> [THE REQUEST]
Copy each line that contains the string "this".

> [WORKING DATA]
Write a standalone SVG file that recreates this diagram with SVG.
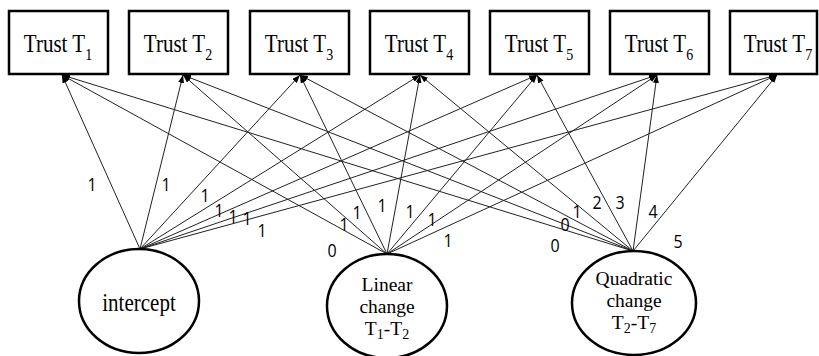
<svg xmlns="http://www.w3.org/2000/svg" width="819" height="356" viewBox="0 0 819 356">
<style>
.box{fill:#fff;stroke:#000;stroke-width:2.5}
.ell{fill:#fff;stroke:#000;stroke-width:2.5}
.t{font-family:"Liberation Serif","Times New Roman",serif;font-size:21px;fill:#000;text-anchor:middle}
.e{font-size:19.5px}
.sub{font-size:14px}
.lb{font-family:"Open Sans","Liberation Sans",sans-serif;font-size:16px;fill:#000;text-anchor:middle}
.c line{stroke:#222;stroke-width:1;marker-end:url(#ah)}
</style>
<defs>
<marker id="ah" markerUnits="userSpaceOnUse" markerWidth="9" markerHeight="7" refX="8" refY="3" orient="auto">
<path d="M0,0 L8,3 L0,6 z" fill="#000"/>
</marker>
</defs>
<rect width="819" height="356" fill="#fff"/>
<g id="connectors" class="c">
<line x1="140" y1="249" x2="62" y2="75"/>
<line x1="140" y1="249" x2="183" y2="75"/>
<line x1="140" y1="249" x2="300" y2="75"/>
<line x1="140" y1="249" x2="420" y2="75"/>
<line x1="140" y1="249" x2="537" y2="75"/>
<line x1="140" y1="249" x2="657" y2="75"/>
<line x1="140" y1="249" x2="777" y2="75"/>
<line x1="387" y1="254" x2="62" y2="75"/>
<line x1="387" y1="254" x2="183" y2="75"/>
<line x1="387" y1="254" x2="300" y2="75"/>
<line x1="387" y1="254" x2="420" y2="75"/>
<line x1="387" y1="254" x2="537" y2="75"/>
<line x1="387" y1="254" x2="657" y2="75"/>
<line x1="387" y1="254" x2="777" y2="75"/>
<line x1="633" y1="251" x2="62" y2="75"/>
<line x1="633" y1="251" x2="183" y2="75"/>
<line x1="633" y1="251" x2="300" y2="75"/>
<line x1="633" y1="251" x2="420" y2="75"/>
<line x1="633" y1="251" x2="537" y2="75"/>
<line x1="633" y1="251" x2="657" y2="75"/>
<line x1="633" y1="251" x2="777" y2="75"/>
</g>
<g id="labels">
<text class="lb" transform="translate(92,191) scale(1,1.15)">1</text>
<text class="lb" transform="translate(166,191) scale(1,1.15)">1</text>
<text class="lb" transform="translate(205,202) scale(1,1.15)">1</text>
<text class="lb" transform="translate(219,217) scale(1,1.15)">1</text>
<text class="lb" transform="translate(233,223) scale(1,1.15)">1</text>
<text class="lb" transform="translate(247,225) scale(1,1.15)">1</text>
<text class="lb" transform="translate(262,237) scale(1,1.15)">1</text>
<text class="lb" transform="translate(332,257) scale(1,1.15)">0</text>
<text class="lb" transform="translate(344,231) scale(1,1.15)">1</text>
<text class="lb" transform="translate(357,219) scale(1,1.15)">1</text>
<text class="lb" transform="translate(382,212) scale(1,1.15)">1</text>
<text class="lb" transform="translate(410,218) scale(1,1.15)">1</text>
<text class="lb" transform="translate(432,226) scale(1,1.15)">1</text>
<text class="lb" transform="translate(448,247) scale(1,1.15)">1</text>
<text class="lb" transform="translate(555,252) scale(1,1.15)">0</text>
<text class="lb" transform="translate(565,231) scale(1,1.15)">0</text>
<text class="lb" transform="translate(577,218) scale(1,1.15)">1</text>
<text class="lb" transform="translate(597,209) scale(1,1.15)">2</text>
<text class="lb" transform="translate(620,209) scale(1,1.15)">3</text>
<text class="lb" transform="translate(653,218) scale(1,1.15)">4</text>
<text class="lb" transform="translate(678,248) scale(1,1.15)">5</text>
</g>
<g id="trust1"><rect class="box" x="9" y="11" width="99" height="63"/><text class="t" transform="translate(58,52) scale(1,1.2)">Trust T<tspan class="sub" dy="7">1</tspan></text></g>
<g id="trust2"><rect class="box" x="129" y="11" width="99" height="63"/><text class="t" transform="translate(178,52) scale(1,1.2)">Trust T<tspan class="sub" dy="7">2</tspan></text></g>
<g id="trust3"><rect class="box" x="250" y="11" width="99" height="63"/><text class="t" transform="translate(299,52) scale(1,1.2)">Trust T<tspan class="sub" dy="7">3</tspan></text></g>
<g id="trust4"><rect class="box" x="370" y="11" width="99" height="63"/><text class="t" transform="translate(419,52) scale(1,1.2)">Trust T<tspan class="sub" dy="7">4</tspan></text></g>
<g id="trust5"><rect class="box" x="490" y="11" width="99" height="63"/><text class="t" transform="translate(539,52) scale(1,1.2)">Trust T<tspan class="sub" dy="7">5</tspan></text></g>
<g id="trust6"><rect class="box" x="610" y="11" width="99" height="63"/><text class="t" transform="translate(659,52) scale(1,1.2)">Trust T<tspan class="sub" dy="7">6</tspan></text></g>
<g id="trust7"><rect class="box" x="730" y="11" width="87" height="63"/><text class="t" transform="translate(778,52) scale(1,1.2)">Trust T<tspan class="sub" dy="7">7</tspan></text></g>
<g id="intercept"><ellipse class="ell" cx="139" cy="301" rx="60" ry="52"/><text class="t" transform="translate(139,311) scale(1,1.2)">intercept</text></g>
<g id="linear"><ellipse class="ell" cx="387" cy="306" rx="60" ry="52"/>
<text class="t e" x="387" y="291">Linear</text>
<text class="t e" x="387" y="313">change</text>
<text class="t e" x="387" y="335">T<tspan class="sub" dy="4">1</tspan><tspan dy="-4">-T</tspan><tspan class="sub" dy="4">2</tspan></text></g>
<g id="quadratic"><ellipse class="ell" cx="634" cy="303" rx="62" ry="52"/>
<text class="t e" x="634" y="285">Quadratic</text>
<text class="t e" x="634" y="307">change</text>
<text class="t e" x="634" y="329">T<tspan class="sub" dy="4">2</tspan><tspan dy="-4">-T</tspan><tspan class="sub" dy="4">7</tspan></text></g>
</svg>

==

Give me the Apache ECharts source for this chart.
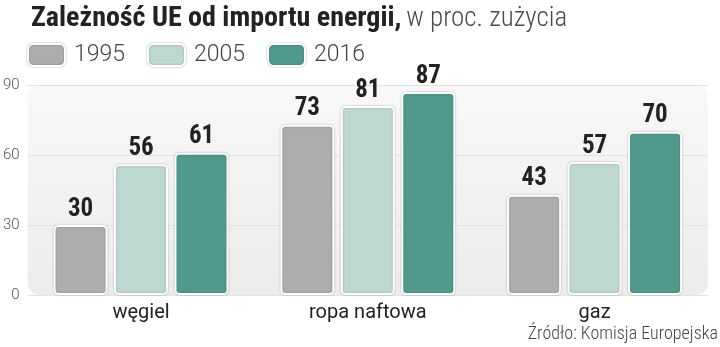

> [TASK RESPONSE]
Write a standalone SVG file that recreates this diagram with SVG.
Give me the Apache ECharts source for this chart.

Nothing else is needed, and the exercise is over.